Thanks to Firth's gently amusing script, each scene is punctuated with a line designed to leave you with a smile on your face. The cast are all game and seem to have chemistry but their abilities are clearly mixed. Barker has genuine comic timing and knows how to deliver a line, leaving you in stitches every time. Unfotunately Dean plays Sharon Watts with a Northern accent, Waterman hams it up too much and Atkinson simply says the lines, leaving them hanging in mid air, as comedy is clearly not her forte.

Bellingham has done this so many times, so is therefore credible, but even she looks a tad tired with the material. And that's the problem really, the concept is now far from fresh, so it has all become about that scene which would now benefit from being placed in act two. Once the ladies have stripped, the thin plot seems stretched and the poignant moments lose a bit of their original impact.

Poor sound problems also blight this production at times, as some of the dialogue is completely inaudible.
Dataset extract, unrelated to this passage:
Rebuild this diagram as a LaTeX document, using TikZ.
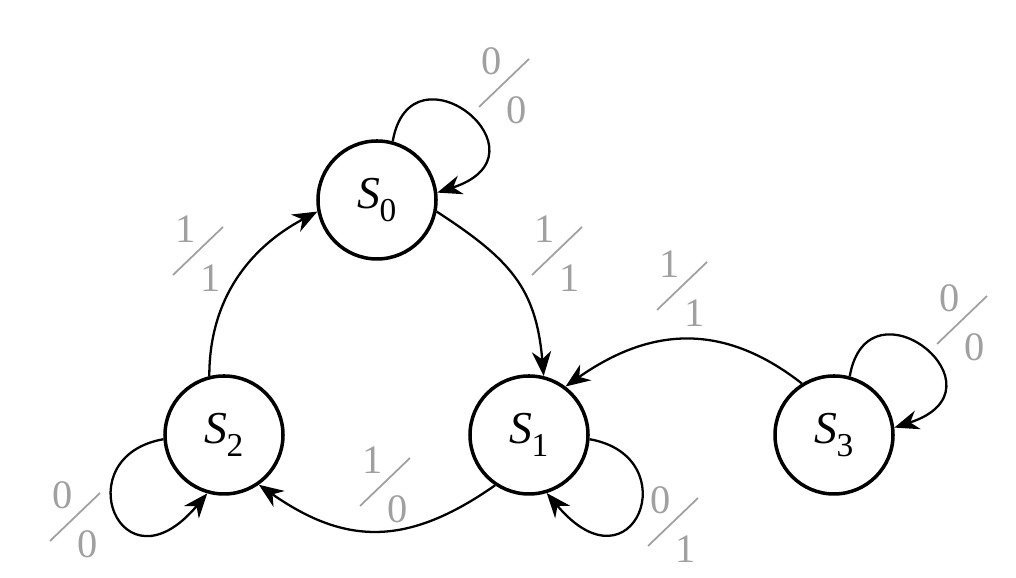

Calendar Girls is a show with its heart in the right place and the quick-fire humour still makes you smile and all is not lost,  as Barker gives you a great reason to see the show for her wonderful timing and Francis presses all the right emotional buttons.

Even so, I cannot help thinking that this maybe this is one tour too far, as the premise now lacks any genuine surprises. Although, if the chuckling audience on the night I attended are anything to go by, these girls will be returning soon, so you better mark your calendar again.